POSTEL: To be fair, not all Egyptian liberals supported the coup. Some strongly opposed it -- Amr Hamzawy, for example.

FADEL: Yes, that's true.

POSTEL: What role do you think the United States should play in Egypt's political crisis at this point?

FADEL: That's a difficult question. The United States has played such a bad role in Egyptian politics for the last 40 years, since Sadat abandoned the Soviet Union and embraced the United States. The US brand has been so tarnished in Egypt, it's hard to imagine what kind of positive role it could play. In fact, one of the most devastating charges that the Morsi regime had to deal with was that it was collaborating with the Americans. This was one of the more bizarre accusations, that the Muslim Brotherhood was in cahoots with the United States, that they were US agents, agents of Zionism and American imperialism -- simply because the United States was acting in a reasonable fashion, respecting democratic elections.
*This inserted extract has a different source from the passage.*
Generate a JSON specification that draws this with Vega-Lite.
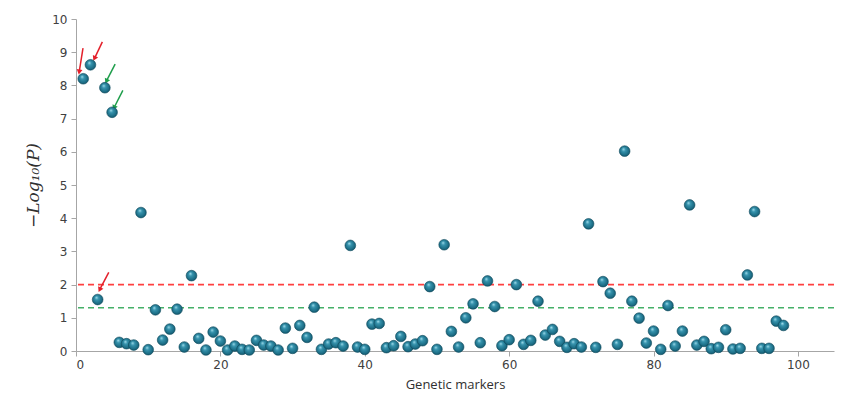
{
  "$schema": "https://vega.github.io/schema/vega-lite/v6.json",
  "autosize": {"type": "none"},
  "width": 758,
  "height": 332,
  "padding": {"left": 76, "top": 19, "right": 10, "bottom": 65},
  "background": "white",
  "config": {"view": {"stroke": null}},
  "datasets": {
    "points": [
      {"marker": 1, "logp": 8.2}, {"marker": 2, "logp": 8.62}, {"marker": 3, "logp": 1.55}, {"marker": 4, "logp": 7.93},
      {"marker": 5, "logp": 7.19}, {"marker": 6, "logp": 0.26}, {"marker": 7, "logp": 0.22}, {"marker": 8, "logp": 0.18},
      {"marker": 9, "logp": 4.17}, {"marker": 10, "logp": 0.04}, {"marker": 11, "logp": 1.24}, {"marker": 12, "logp": 0.33},
      {"marker": 13, "logp": 0.66}, {"marker": 14, "logp": 1.26}, {"marker": 15, "logp": 0.12}, {"marker": 16, "logp": 2.27},
      {"marker": 17, "logp": 0.38}, {"marker": 18, "logp": 0.03}, {"marker": 19, "logp": 0.57}, {"marker": 20, "logp": 0.3},
      {"marker": 21, "logp": 0.03}, {"marker": 22, "logp": 0.15}, {"marker": 23, "logp": 0.05}, {"marker": 24, "logp": 0.03},
      {"marker": 25, "logp": 0.32}, {"marker": 26, "logp": 0.18}, {"marker": 27, "logp": 0.15}, {"marker": 28, "logp": 0.03},
      {"marker": 29, "logp": 0.69}, {"marker": 30, "logp": 0.08}, {"marker": 31, "logp": 0.77}, {"marker": 32, "logp": 0.41},
      {"marker": 33, "logp": 1.32}, {"marker": 34, "logp": 0.05}, {"marker": 35, "logp": 0.21}, {"marker": 36, "logp": 0.25},
      {"marker": 37, "logp": 0.15}, {"marker": 38, "logp": 3.18}, {"marker": 39, "logp": 0.12}, {"marker": 40, "logp": 0.05},
      {"marker": 41, "logp": 0.81}, {"marker": 42, "logp": 0.83}, {"marker": 43, "logp": 0.1}, {"marker": 44, "logp": 0.16},
      {"marker": 45, "logp": 0.44}, {"marker": 46, "logp": 0.13}, {"marker": 47, "logp": 0.21}, {"marker": 48, "logp": 0.31},
      {"marker": 49, "logp": 1.94}, {"marker": 50, "logp": 0.05}, {"marker": 51, "logp": 3.2}, {"marker": 52, "logp": 0.59},
      {"marker": 53, "logp": 0.12}, {"marker": 54, "logp": 1.0}, {"marker": 55, "logp": 1.42}, {"marker": 56, "logp": 0.25},
      {"marker": 57, "logp": 2.11}, {"marker": 58, "logp": 1.34}, {"marker": 59, "logp": 0.16}, {"marker": 60, "logp": 0.34},
      {"marker": 61, "logp": 2.0}, {"marker": 62, "logp": 0.2}, {"marker": 63, "logp": 0.32}, {"marker": 64, "logp": 1.5},
      {"marker": 65, "logp": 0.48}, {"marker": 66, "logp": 0.65}, {"marker": 67, "logp": 0.29}, {"marker": 68, "logp": 0.11},
      {"marker": 69, "logp": 0.22}, {"marker": 70, "logp": 0.12}, {"marker": 71, "logp": 3.83}, {"marker": 72, "logp": 0.11},
      {"marker": 73, "logp": 2.09}, {"marker": 74, "logp": 1.74}, {"marker": 75, "logp": 0.2}, {"marker": 76, "logp": 6.02},
      {"marker": 77, "logp": 1.5}, {"marker": 78, "logp": 0.99}, {"marker": 79, "logp": 0.24}, {"marker": 80, "logp": 0.6},
      {"marker": 81, "logp": 0.05}, {"marker": 82, "logp": 1.37}, {"marker": 83, "logp": 0.15}, {"marker": 84, "logp": 0.6},
      {"marker": 85, "logp": 4.4}, {"marker": 86, "logp": 0.18}, {"marker": 87, "logp": 0.29}, {"marker": 88, "logp": 0.07},
      {"marker": 89, "logp": 0.11}, {"marker": 90, "logp": 0.64}, {"marker": 91, "logp": 0.06}, {"marker": 92, "logp": 0.08},
      {"marker": 93, "logp": 2.29}, {"marker": 94, "logp": 4.2}, {"marker": 95, "logp": 0.08}, {"marker": 96, "logp": 0.08},
      {"marker": 97, "logp": 0.9}, {"marker": 98, "logp": 0.77}
    ],
    "arrows": [
      {"id": "a1", "kind": "red", "x": 0.97, "y": 9.12, "x2": 0.46, "y2": 8.43},
      {"id": "a2", "kind": "red", "x": 3.65, "y": 9.31, "x2": 2.6, "y2": 8.83},
      {"id": "a3", "kind": "red", "x": 4.54, "y": 2.37, "x2": 3.33, "y2": 1.87},
      {"id": "a4", "kind": "green", "x": 5.42, "y": 8.64, "x2": 4.26, "y2": 8.15},
      {"id": "a5", "kind": "green", "x": 6.49, "y": 7.85, "x2": 5.32, "y2": 7.35}
    ],
    "thresholds": [
      {"level": "p01", "value": 2},
      {"level": "p05", "value": 1.301}
    ]
  },
  "encoding": {
    "x": {
      "type": "quantitative",
      "scale": {"domain": [0, 105], "nice": false, "zero": false},
      "axis": {
        "values": [0, 20, 40, 60, 80, 100],
        "title": "Genetic markers",
        "grid": false,
        "domainColor": "#a6a6a6",
        "tickColor": "#a6a6a6",
        "tickSize": 5,
        "labelPadding": 3,
        "labelFont": "DejaVu Sans",
        "labelFontSize": 12,
        "labelColor": "#404040",
        "titleFont": "Open Sans",
        "titleFontSize": 13,
        "titleFontWeight": "normal",
        "titleColor": "#303030",
        "titlePadding": 8
      }
    },
    "y": {
      "type": "quantitative",
      "scale": {"domain": [0, 10], "nice": false},
      "axis": {
        "values": [0, 1, 2, 3, 4, 5, 6, 7, 8, 9, 10],
        "labelOverlap": false,
        "title": "−Log₁₀(P)",
        "grid": false,
        "domainColor": "#a6a6a6",
        "tickColor": "#a6a6a6",
        "tickSize": 5,
        "labelPadding": 4,
        "labelFont": "DejaVu Sans",
        "labelFontSize": 12,
        "labelColor": "#404040",
        "titleFont": "DejaVu Serif",
        "titleFontStyle": "italic",
        "titleFontSize": 17,
        "titleFontWeight": "normal",
        "titleColor": "#303030",
        "titlePadding": 9
      }
    }
  },
  "layer": [
    {
      "data": {"name": "thresholds"},
      "mark": {"type": "rule", "strokeWidth": 1.6, "strokeDash": [6, 4]},
      "encoding": {
        "y": {"field": "value"},
        "color": {"field": "level", "type": "nominal", "scale": {"domain": ["p01", "p05", "red", "green"], "range": ["#ff4040", "#45b068", "#e3202b", "#1f9e4c"]}, "legend": null}
      }
    },
    {
      "data": {"name": "arrows"},
      "mark": {"type": "rule", "strokeWidth": 1.5},
      "encoding": {
        "x": {"field": "x"},
        "y": {"field": "y"},
        "x2": {"field": "x2"},
        "y2": {"field": "y2"},
        "color": {"field": "kind", "type": "nominal", "legend": null}
      }
    },
    {
      "data": {"name": "arrows"},
      "transform": [{"filter": "datum.id == 'a1'"}],
      "mark": {"type": "point", "shape": "triangle", "filled": true, "size": 34, "angle": 189, "opacity": 1},
      "encoding": {
        "x": {"field": "x2"},
        "y": {"field": "y2"},
        "color": {"field": "kind", "type": "nominal", "legend": null}
      }
    },
    {
      "data": {"name": "arrows"},
      "transform": [{"filter": "datum.id != 'a1'"}],
      "mark": {"type": "point", "shape": "triangle", "filled": true, "size": 34, "angle": 206, "opacity": 1},
      "encoding": {
        "x": {"field": "x2"},
        "y": {"field": "y2"},
        "color": {"field": "kind", "type": "nominal", "legend": null}
      }
    },
    {
      "data": {"name": "points"},
      "mark": {
        "type": "point",
        "shape": "circle",
        "filled": true,
        "size": 115,
        "opacity": 1,
        "fill": {
          "gradient": "radial",
          "x1": 0.38, "y1": 0.3, "r1": 0,
          "x2": 0.5, "y2": 0.5, "r2": 0.6,
          "stops": [
            {"offset": 0, "color": "#a9e2f0"},
            {"offset": 0.3, "color": "#3693ad"},
            {"offset": 0.75, "color": "#1a6a82"},
            {"offset": 1, "color": "#0b4153"}
          ]
        },
        "stroke": "#0d4a5c",
        "strokeWidth": 0.6
      },
      "encoding": {
        "x": {"field": "marker"},
        "y": {"field": "logp"}
      }
    }
  ]
}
So it's really hard to know what the United States could do, even assuming it wanted to help Egypt, because right now everybody thinks the United States is acting against it. And so my personal preference is for the United States to take a stance of neutrality. I mean, I think the United States should stop military aid to Egypt. Not because it wants to support this party or that party, but it should tell Egypt very simply, look, if you guys think that we're playing such a corrosive, detrimental role, then we are happy to cut all our ties. You don't want us? Fine. I think that would be the most positive thing for the long-term health of the Egyptian-US relationship.

Right now, as an Egyptian, I think it's crucial for Egypt to have good relations with the United States, but in the right way, one that backs civil society, not the military. But Egypt right now is not ready for that, because the United States, due to its history with Egypt, is too tarnished to be a credible interlocutor. So shrink the size of the US staff in Egypt. The embassy there is massive. Say okay, we're going to bring back all but essential personnel. We're going to stop all military cooperation, we're going to stop further military sales, until you guys work it out. Because we don't want to be blamed by anybody. I think that would be the best thing the United States could do.